##### Given entries

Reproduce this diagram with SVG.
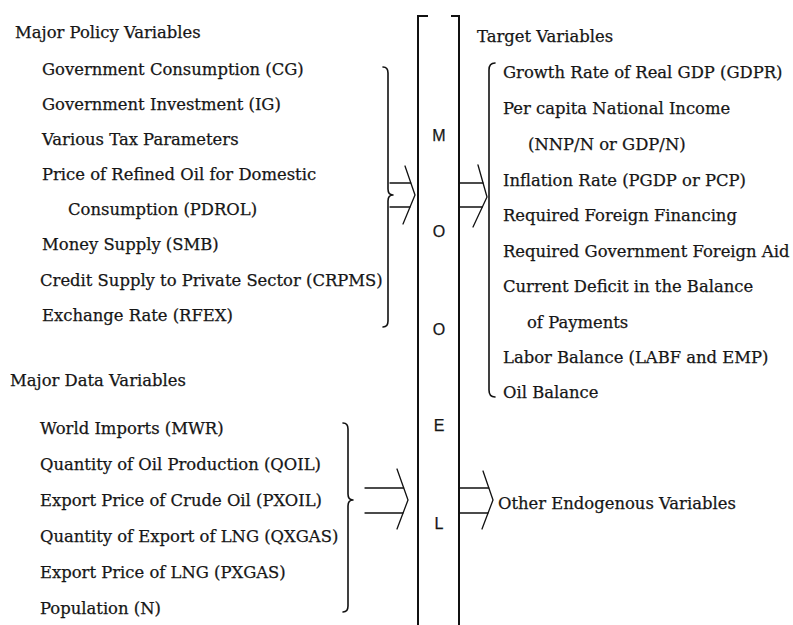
<svg xmlns="http://www.w3.org/2000/svg" width="793" height="625" viewBox="0 0 793 625">
<style>
  text { font-family: "DejaVu Serif", "Liberation Serif", serif; font-size: 16.4px; fill: #161616; stroke: #161616; stroke-width: 0.25; }
  .letter { font-family: "Liberation Sans", "DejaVu Sans", sans-serif; font-size: 16px; text-anchor: middle; stroke-width: 0.25; }
  .line { fill: none; stroke: #111; stroke-width: 1.3; stroke-linecap: round; stroke-linejoin: round; }
  .brace { fill: none; stroke: #111; stroke-width: 1.6; stroke-linecap: round; stroke-linejoin: round; }
  .col { fill: none; stroke: #111; stroke-width: 2; stroke-linecap: butt; }
</style>
<rect width="793" height="625" fill="#fff"/>

<g id="policy-variables">
  <text x="15" y="38">Major Policy Variables</text>
  <text x="42" y="75">Government Consumption (CG)</text>
  <text x="42" y="110">Government Investment (IG)</text>
  <text x="42" y="145">Various Tax Parameters</text>
  <text x="42" y="180">Price of Refined Oil for Domestic</text>
  <text x="68" y="215">Consumption (PDROL)</text>
  <text x="42" y="250">Money Supply (SMB)</text>
  <text x="40" y="286">Credit Supply to Private Sector (CRPMS)</text>
  <text x="42" y="321">Exchange Rate (RFEX)</text>
</g>

<g id="data-variables">
  <text x="10" y="386">Major Data Variables</text>
  <text x="40" y="434">World Imports (MWR)</text>
  <text x="40" y="470">Quantity of Oil Production (QOIL)</text>
  <text x="40" y="506">Export Price of Crude Oil (PXOIL)</text>
  <text x="40" y="542">Quantity of Export of LNG (QXGAS)</text>
  <text x="40" y="578">Export Price of LNG (PXGAS)</text>
  <text x="40" y="614">Population (N)</text>
</g>

<g id="model">
  <path class="col" d="M428,16 L418,16 L418,625"/>
  <path class="col" d="M451,16 L459,16 L459,625"/>
  <text class="letter" x="439" y="141">M</text>
  <text class="letter" x="439" y="237">O</text>
  <text class="letter" x="439" y="335">O</text>
  <text class="letter" x="439" y="431">E</text>
  <text class="letter" x="439" y="529">L</text>
</g>

<g id="target-variables">
  <text x="477" y="42">Target Variables</text>
  <text x="503" y="78">Growth Rate of Real GDP (GDPR)</text>
  <text x="503" y="114">Per capita National Income</text>
  <text x="528" y="150">(NNP/N or GDP/N)</text>
  <text x="503" y="186">Inflation Rate (PGDP or PCP)</text>
  <text x="503" y="221">Required Foreign Financing</text>
  <text x="503" y="257">Required Government Foreign Aid</text>
  <text x="503" y="292">Current Deficit in the Balance</text>
  <text x="527" y="328">of Payments</text>
  <text x="503" y="363">Labor Balance (LABF and EMP)</text>
  <text x="503" y="398">Oil Balance</text>
</g>

<g id="other-endogenous">
  <text x="498" y="509">Other Endogenous Variables</text>
</g>

<g id="connectors">
  <!-- policy brace and arrow into model -->
  <path class="brace" d="M383,67 Q388,67 388,73 L388,189 Q388,195 393,195 Q388,195 388,201 L388,321 Q388,327 383,327"/>
  <path class="line" d="M390,183 L410.7,183 M390,207 L409.9,207"/>
  <path class="line" d="M405,166 L415,195 L403,224"/>
  <!-- model to target -->
  <path class="line" d="M459,183 L483,183 M459,207 L482.3,207"/>
  <path class="line" d="M478,165 L487,197 L473,227"/>
  <path class="brace" d="M495,63 Q489,63 489,70 L489,390 Q489,397 495,397"/>
  <!-- data brace and arrow into model -->
  <path class="brace" d="M343,423 Q348,423 348,429 L348,494 Q348,500 353,500 Q348,500 348,506 L348,606 Q348,612 343,612"/>
  <path class="line" d="M365,488 L403.6,488 M365,513 L402.9,513"/>
  <path class="line" d="M397,469 L408,500 L397,529"/>
  <!-- model to other endogenous -->
  <path class="line" d="M459,488 L488.7,488 M459,513 L487.9,513"/>
  <path class="line" d="M483,471 L493,500 L482,529"/>
</g>
</svg>
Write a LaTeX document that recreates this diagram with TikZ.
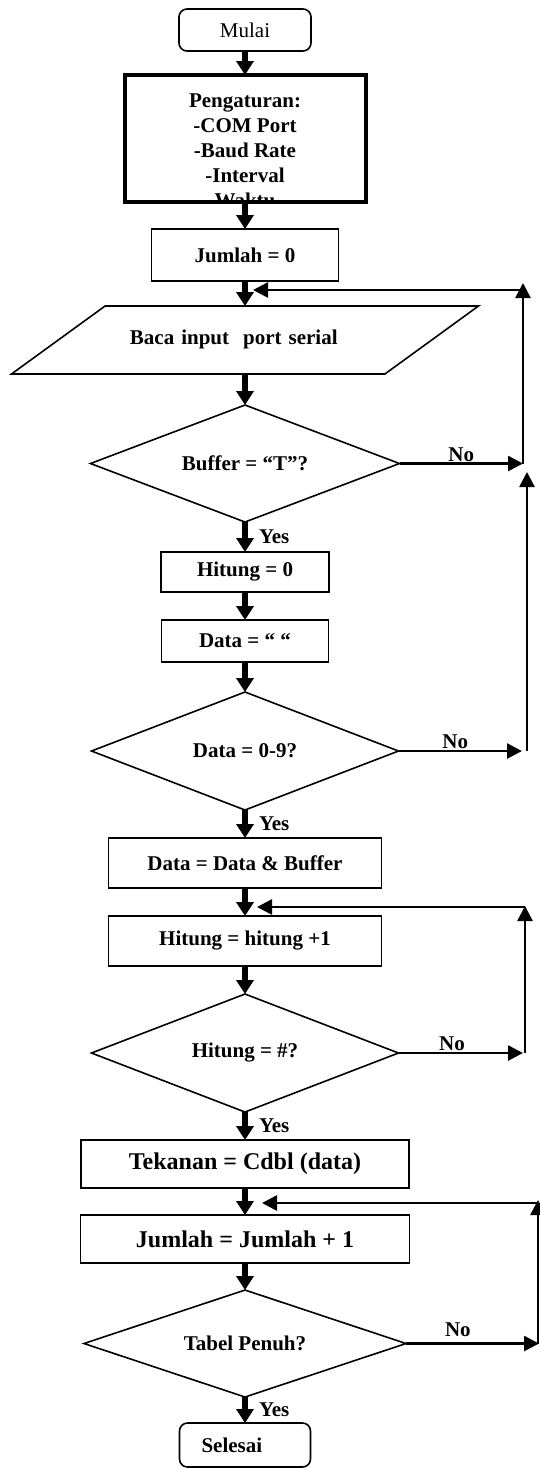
\documentclass[tikz,border=0pt]{standalone}
\usepackage{fontspec}
\setmainfont{Liberation Serif}
\usetikzlibrary{
	positioning,
	arrows.meta,
	shapes.geometric,
	calc}
\tikzset{
	chart/.style={
		x=1pt, y=1pt,
		node distance=14pt,
		font=\fontsize{10.5}{12}\selectfont\bfseries
		},
	terminal/.style={
		rectangle,
		rounded corners=4pt,
		draw,
		line width=0.8pt,
		inner sep=0pt,
		outer sep=0pt,
		minimum width=66pt,
		minimum height=21pt
	},
	process/.style={
		rectangle,
		draw,
		line width=0.8pt,
		inner sep=0pt,
		outer sep=0pt
	},
	big text/.style={
		font=\fontsize{12}{14}\selectfont\bfseries
	},
	setup box/.style={
		rectangle,
		draw,
		line width=2pt,
		inner sep=0pt,
		outer sep=0pt,
		minimum width=120.5pt,
		minimum height=63.5pt
	},
	io/.style={
		trapezium,
		trapezium left angle=36,
		trapezium right angle=144,
		draw,
		line width=0.8pt,
		outer sep=0pt,
		inner xsep=12.45pt,
		inner ysep=12.25pt,
		text height=7.2pt,
		text depth=2.3pt
	},
	decision/.style={
		diamond,
		aspect=2.6,
		draw,
		line width=0.8pt,
		inner sep=0pt,
		outer sep=0pt
	},
	flow/.style={
		line width=3pt,
		-{Triangle[length=7pt, width=8.5pt]}
	},
	loop/.style={
		line width=1.3pt,
		-{Triangle[length=7.5pt, width=7.5pt]}
	},
	yes label/.style={
		anchor=west,
		xshift=4.5pt,
		inner sep=1pt
	},
	no label/.style={
		above,
		inner sep=0.5pt
	},
}

\begin{document}
\begin{tikzpicture}[chart]
	\useasboundingbox (0,0) rectangle (270,-734);
	\node[terminal, font=\fontsize{10.5}{12}\selectfont] (mulai) at (122.5,-15) {Mulai};
	\node[setup box, below=12pt of mulai, path picture={
		\node[anchor=north, inner sep=0pt, align=center, yshift=-6pt,
			font=\fontsize{10.5}{12.5}\selectfont\bfseries] (setuptext)
			at (path picture bounding box.north)
			{Pengaturan:\\-COM Port\\-Baud Rate\\-Interval\\Waktu};
		}] (setup) {};
	\node[process, minimum width=93.5pt, minimum height=26pt, below=13.5pt of setup] (jml0) {Jumlah = 0};
	\node[io, text width=115pt, align=left, below=12.5pt of jml0] (read) {Baca input\ \ port serial};
	\node[decision, minimum width=154.5pt, minimum height=58.5pt, below=15.5pt of read] (buf) {Buffer = “T”?};
	\node[process, minimum width=84pt, minimum height=20pt, below=15pt of buf] (hit0) {Hitung = 0};
	\node[process, minimum width=83.5pt, minimum height=21pt, below=14pt of hit0] (data0) {Data = “ “};
	\node[decision, minimum width=153.5pt, minimum height=59pt, below=15pt of data0] (dig) {Data = 0-9?};
	\node[process, minimum width=136.5pt, minimum height=25pt, below=of dig] (datbuf) {Data = Data \& Buffer};
	\node[process, minimum width=136.5pt, minimum height=25pt, below=of datbuf] (hit1) {Hitung = hitung +1};
	\node[decision, minimum width=153.5pt, minimum height=59pt, below=of hit1] (hitq) {Hitung = \#?};
	\node[process, big text, minimum width=164pt, minimum height=24pt, below=of hitq] (tek) {Tekanan = Cdbl (data)};
	\node[process, big text, minimum width=164.5pt, minimum height=24pt, below=13.5pt of tek] (jml1) {Jumlah = Jumlah + 1};
	\node[decision, minimum width=161pt, minimum height=53.5pt, below=13.5pt of jml1] (tabel) {Tabel Penuh?};
	\node[terminal, minimum width=65.5pt, minimum height=22pt, text width=43.5pt, align=left, below=13pt of tabel] (selesai) {Selesai};
	\coordinate (rail1) at (261.5,-145);
	\coordinate (rail2) at (263.5,-236);
	\coordinate (rail3) at (262.5,-453.5);
	\coordinate (rail4) at (269,-601.5);
%
	\draw[flow] (mulai.south) -- (setup.north);
	\draw[flow] (setup.south) -- (jml0.north);
	\draw[flow] (jml0.south) -- (read.north);
	\draw[flow] (read.south) -- (buf.north);
	\draw[flow] (buf.south) -- (hit0.north) node[yes label, midway] {Yes};
	\draw[flow] (hit0.south) -- (data0.north);
	\draw[flow] (data0.south) -- (dig.north);
	\draw[flow] (dig.south) -- (datbuf.north) node[yes label, midway] {Yes};
	\draw[flow] (datbuf.south) -- (hit1.north);
	\draw[flow] (hit1.south) -- (hitq.north);
	\draw[flow] (hitq.south) -- (tek.north) node[yes label, midway] {Yes};
	\draw[flow] (tek.south) -- (jml1.north);
	\draw[flow] (jml1.south) -- (tabel.north);
	\draw[flow] (tabel.south) -- (selesai.north) node[yes label, midway] {Yes};
%
	\draw[loop] (buf.east) -- (buf.east -| rail1) node[no label, midway] {No};
	\draw[loop] (buf.east -| rail1) -- ($(rail1)+(0,3.5)$);
	\draw[loop] (rail1) -- ($(rail1 -| read.north)+(4,0)$);
	\draw[loop] (dig.east) -- ($(dig.east -| rail2)+(-2.5,0)$) node[no label, pos=.46] {No};
	\draw[loop] (dig.east -| rail2) -- (rail2);
	\draw[loop] (hitq.east) -- ($(hitq.east -| rail3)+(-1,0)$) node[no label, pos=.43] {No};
	\draw[loop] (hitq.east -| rail3) -- ($(rail3)+(0,.5)$);
	\draw[loop] (rail3) -- ($(rail3 -| hit1.north)+(6,0)$);
	\draw[loop] (tabel.east) -- ($(tabel.east -| rail4)+(.5,0)$) node[no label, pos=.39, inner sep=3pt] {No};
	\draw[loop] (tabel.east -| rail4) -- ($(rail4)+(0,1.5)$);
	\draw[loop] (rail4) -- ($(rail4 -| jml1.north)+(8.5,0)$);
\end{tikzpicture}
\end{document}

##########

Set exercise:
Copy out every line where the word "this" occurs.

Task solution:
Reproduce this diagram with SVG.
Write a LaTeX document that recreates this diagram with TikZ.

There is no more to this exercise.